The 11 Things Your Realtor Won’t Tell You but Should

 

To Read on the Washington Post Website: View here.

Realtors live a conflicted life.  On the one hand, they are salespeople.  They only make money when their deal closes.  On the other hand, they are consultants.  They advise buyers and sellers throughout the deal process, ideally giving their clients advice that is disinterested from their own financial outcome.  Often, these two objectives are aligned and there is no issue.  For example, a listing agent makes more money if he is able to sell a house for a higher amount.  However, there are many situations where the right advice for a client is not aligned with the agent’s monetary incentives.   For example, a buyer agent makes more money when his buyers buy a house for a higher amount.

The majority of successful real estate agents are true professionals who take the long-view.  Their advice is in their clients’ best interests.  Some agents go further by being fully transparent when conflicts arise (which they often do) and make certain any conflicts are fully disclosed to their clients.   

So how do you know your agent is doing the right thing and giving you the best advice?  Below are 11 things that your agent should be telling (or asking) you.

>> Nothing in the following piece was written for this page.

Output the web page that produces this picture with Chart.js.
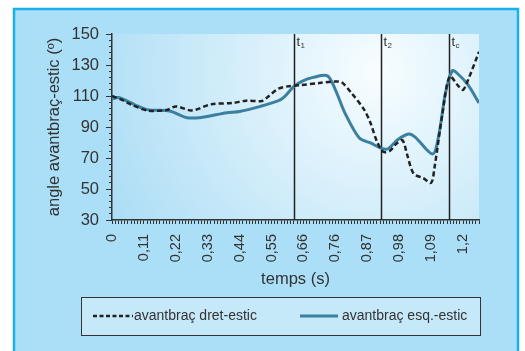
<!DOCTYPE html>
<html>
<head>
<meta charset="utf-8">
<script src="https://cdn.jsdelivr.net/npm/chart.js@4.4.1/dist/chart.umd.min.js"></script>
<style>
  body { margin: 0; background: #fff; }
  #wrap { width: 525px; height: 351px; }
</style>
</head>
<body>
<div id="wrap"><canvas id="myChart" width="525" height="351"></canvas></div>
<script>
// x positions are sample numbers (about 0.011 s each), tick label every 10 samples
const tickLabels = ['0', '0,11', '0,22', '0,33', '0,44', '0,55', '0,66', '0,76', '0,87', '0,98', '1,09', '1,2'];

const dretX = [0, 3, 6, 11, 17, 20, 25, 31, 38, 42, 47, 49, 52, 55, 59, 65, 70, 72, 75, 79, 81, 83, 85, 87, 89, 91, 92.5, 94.5, 97.5, 100, 101, 103.5, 105.8, 108.5, 110, 111.5, 115];
const dretY = [110, 107.6, 104.5, 100.7, 100.9, 103.3, 100.7, 104.6, 105.5, 107, 106.8, 109.7, 114.6, 116.2, 117, 118.4, 119.4, 118.8, 112, 101.2, 92.6, 80.7, 74, 74.5, 79, 81.5, 72, 60, 57, 54, 63, 98, 122.6, 116.5, 114, 120, 138.5];

const esqX = [0, 2, 7, 11, 17, 19, 23.5, 28, 36, 40, 46.5, 52, 54, 57, 59.5, 63, 67.5, 70, 73, 77.5, 81, 84.5, 86.5, 89.5, 93, 95, 100.5, 102.5, 104.5, 106.6, 108, 111.5, 115];
const esqY = [108, 109, 104.5, 101.2, 100.7, 99.8, 96, 96.2, 99.2, 100, 103.3, 106.8, 109.4, 116.2, 119.5, 122, 123, 114, 99, 82.9, 79.7, 76.2, 76, 81.8, 85.5, 83.5, 72.6, 86, 112, 126.3, 125, 117.3, 105.5];

const markerPos = [56.9, 84.2, 105.7];
const markerSub = ['1', '2', 'c'];

const FONT = "'Liberation Sans', Arial, sans-serif";
const TEAL = '#3b80a0';

function pts(xs, ys) {
  return xs.map((x, i) => ({ x: x, y: ys[i] }));
}

const panel = {
  id: 'panel',
  beforeDraw(chart) {
    const ctx = chart.ctx;
    const a = chart.chartArea;
    ctx.save();
    ctx.fillStyle = '#fff';
    ctx.fillRect(0, 0, chart.width, chart.height);
    ctx.fillStyle = '#aadff7';
    ctx.fillRect(14, 9, 504, 360);
    ctx.strokeStyle = '#19b1ea';
    ctx.lineWidth = 2.5;
    ctx.strokeRect(14, 9, 504, 360);

    const g = ctx.createRadialGradient(a.left + a.width * 0.72, a.top + a.height * 0.2, 0,
      a.left + a.width * 0.72, a.top + a.height * 0.2, 330);
    g.addColorStop(0, '#f8fdff');
    g.addColorStop(1, '#a4daf4');
    ctx.fillStyle = g;
    ctx.fillRect(a.left, a.top, a.width, a.height);
    ctx.restore();
  },
  beforeDatasetsDraw(chart) {
    const ctx = chart.ctx;
    const a = chart.chartArea;
    const xs = chart.scales.x;
    const ys = chart.scales.y;
    ctx.save();
    // longer ticks at the labelled y values
    ctx.strokeStyle = '#333';
    ctx.lineWidth = 1;
    ys.ticks.forEach(t => {
      if (t.value % 20 !== 10) return;
      const py = Math.round(ys.getPixelForValue(t.value)) + 0.5;
      ctx.beginPath();
      ctx.moveTo(a.left - 6, py);
      ctx.lineTo(a.left, py);
      ctx.stroke();
    });

    ctx.strokeStyle = '#222';
    ctx.lineWidth = 1.5;
    markerPos.forEach((m, i) => {
      const px = Math.round(xs.getPixelForValue(m)) + 0.5;
      ctx.beginPath();
      ctx.moveTo(px, a.top);
      ctx.lineTo(px, a.bottom);
      ctx.stroke();
      ctx.fillStyle = '#333';
      ctx.textBaseline = 'alphabetic';
      ctx.font = '13px ' + FONT;
      ctx.fillText('t', px + 2, a.top + 12);
      ctx.font = '8px ' + FONT;
      ctx.fillText(markerSub[i], px + 6, a.top + 14);
    });
    ctx.restore();
  },
  afterDraw(chart) {
    const ctx = chart.ctx;
    const ds = chart.data.datasets;
    ctx.save();
    ctx.fillStyle = '#c6e9f9';
    ctx.fillRect(81, 297, 399, 38);
    ctx.strokeStyle = '#333';
    ctx.lineWidth = 1;
    ctx.strokeRect(81.5, 297.5, 399, 38);

    const y = 316;
    ctx.lineWidth = 2.5;
    ctx.strokeStyle = '#222';
    ctx.setLineDash([4, 2.5]);
    ctx.beginPath();
    ctx.moveTo(93, y);
    ctx.lineTo(133, y);
    ctx.stroke();
    ctx.setLineDash([]);
    ctx.lineWidth = 3;
    ctx.strokeStyle = TEAL;
    ctx.beginPath();
    ctx.moveTo(300, y);
    ctx.lineTo(338, y);
    ctx.stroke();

    ctx.fillStyle = '#333';
    ctx.font = '14px ' + FONT;
    ctx.textBaseline = 'middle';
    ctx.fillText(ds[0].label, 134, y);
    ctx.fillText(ds[1].label, 342, y);
    ctx.restore();
  }
};

const ctx = document.getElementById('myChart');

new Chart(ctx, {
  type: 'line',
  data: {
    datasets: [{
      label: 'avantbraç dret-estic',
      data: pts(dretX, dretY),
      borderColor: '#222',
      borderWidth: 2.5,
      borderDash: [5, 3],
      pointRadius: 0,
      tension: 0.3
    }, {
      label: 'avantbraç esq.-estic',
      data: pts(esqX, esqY),
      borderColor: TEAL,
      borderWidth: 3,
      pointRadius: 0,
      tension: 0.3
    }]
  },
  options: {
    responsive: false,
    animation: false,
    layout: { padding: { left: 40, top: 34, right: 46, bottom: 61 } },
    plugins: {
      legend: { display: false },
      tooltip: { enabled: false }
    },
    scales: {
      x: {
        type: 'linear',
        min: 0,
        max: 115,
        afterFit(s) { s.height = 70; },
        border: { color: '#333', width: 1.5 },
        grid: { drawOnChartArea: false, tickLength: 4, color: '#333' },
        ticks: {
          stepSize: 1,
          autoSkip: false,
          minRotation: 90,
          maxRotation: 90,
          padding: 10,
          color: '#333',
          font: { family: FONT, size: 14.5 },
          callback: v => (v % 10 === 0 ? tickLabels[v / 10] : '')
        },
        title: {
          display: true,
          text: 'temps (s)',
          color: '#333',
          font: { family: FONT, size: 16.5 },
          padding: { top: 0, bottom: 1 }
        }
      },
      y: {
        min: 30,
        max: 150,
        afterFit(s) { s.width = 72; },
        border: { color: '#333', width: 1.5 },
        grid: { drawOnChartArea: false, tickLength: 3, color: '#333' },
        ticks: {
          stepSize: 4,
          autoSkip: false,
          padding: 10,
          color: '#333',
          font: { family: FONT, size: 16.5 },
          callback: v => (v % 20 === 10 ? v : '')
        },
        title: {
          display: true,
          text: 'angle avantbraç-estic (º)',
          color: '#333',
          font: { family: FONT, size: 16.5 },
          padding: { top: 5, bottom: 0 }
        }
      }
    }
  },
  plugins: [panel]
});
</script>
</body>
</html>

  1. Stay Put:  From a purely financial perspective, you want to move in life as few times as possible.  Let’s face it, moving is expensive.  Once you add up the transaction fees, costs of moving, costs to furnish your new place, etc, it’s a lot of money.  Further, in the early years of paying off an amortized mortgage, your monthly payment goes mostly to interest.   As you hold the mortgage longer, your payments increasing go to paying principal.   Staying put is a great forced savings tool.

  2. More House, More Problems:
    As a buyer, you should try to find the most modest home that will make you (and your family) happy.  The larger the home you own, the more expenses and headaches you will have.   Whether your are looking to buy a 2BR salt-box house or a 6,000 sq ft 5 bedroom home, one key question you should be considering is if the house is too big for your current and future needs?